On Nov. 10, the Sabres traded Fedun to Dallas for a conditional seventh-round pick in 2020.
After playing three times with the Stars’ AHL affiliate in Texas, Dallas, which desperately needed defensemen, recalled him.
“It was perfect timing,” said Fedun, who has scored 49 goals and 179 points in 349 career AHL appearances with four organizations.
When the injured defenders returned, Fedun stayed put. After they added two blue-liners, he kept playing.
Fedun has been in Dallas since Nov. 22. While the Princeton graduate sat out Tuesday’s game, he has compiled three goals and 10 points in 43 NHL games this season.
“It’s been awesome,” Fedun said. “I’ve been saying 30’s the new 25 for me.”
How valuable has Fedun been to Dallas? Stars coach Jim Montgomery said Fedun and defensemen Miro Heiskanen and Roman Polak “really saved our season.”
“What allows Taylor to be so effective for us is his hockey sense, his compete and his understanding positionally of how we want to play,” Montgomery said. “And he’s a great teammate in the locker room.”
Of course, leaving Rochester, where Fedun spent most of the 2016-17 and 2017-18 seasons, was tough. The city is close to his heart. His wife, Katie, is still living there as she completes her nursing degree at the University of Rochester.
The couple made a lot of close friends and felt settled. Fedun said he “loved” the coaching staff and his teammates with the Amerks.
“(I liked) literally everything about the situation except for the fact that I wasn’t getting an opportunity,” Fedun said.
Now, Fedun feels like he has finally found a home. He just needed an opportunity.
“From a career standpoint,” Fedun said of the joining the Stars, “it’s been unbelievable.”

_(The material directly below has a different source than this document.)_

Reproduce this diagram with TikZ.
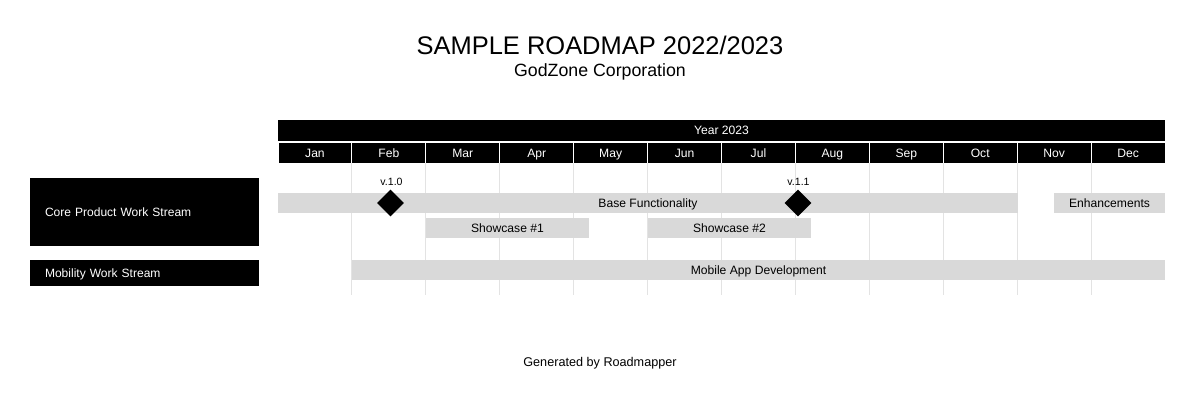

After playing three straight games, Sabres defenseman Casey Nelson sat out Tuesday’s contest as a healthy scratch.
Why? Well, Sabres coach Phil Housley said Nelson was scratched mainly because his play “has dipped the last couple games.”
“We’ve got some other guys there available and we haven’t had a lot of success, so we’ve made some changes,” Housley said.
But there could be another reason Nelson, who recently played his first NHL game since Dec. 4, has become a healthy scratch again.
After Avalanche defenseman Nikita Zadorov drilled Sabres captain Jack Eichel after the whistle Saturday afternoon, knocking him into the boards and ripping off his helmet, Nelson offered a tepid response.
Nelson, who was first on the scene, glided up and didn’t go after Zadorov. Soon, the rest of the Sabres on the ice sparked a short melee.
Would Housley have liked a stronger response following the hit? No one fought Zadorov.
“I’m not going to get into that,” Housley said. “We had a discussion with (Nelson). We’ll just keep that in house.”
Matt Hunwick, a scratch the last two games, replaced Nelson.
The Sabres also scratched winger Zemgus Girgensons. Tage Thompson moved in after being scratched for the 3-0 loss in Colorado.
Eichel served the first game of his two-game suspension for his illegal check to Colorado forward Carl Soderberg’s head.
Girgensons called Montgomery, his coach with the junior United States Hockey League’s Dubuque Fighting Saints, a “hell of a coach.”
“He keeps everyone honest, he keeps everyone accountable, he gets guys working for him,” Girgensons said. “I think that’s the biggest thing.”
Girgensons and Montgomery, who’s in his first year with the Stars, won a championship together in 2010-11.
Montgomery was teammates with Housley as a rookie with the St. Louis Blues in 1993-94.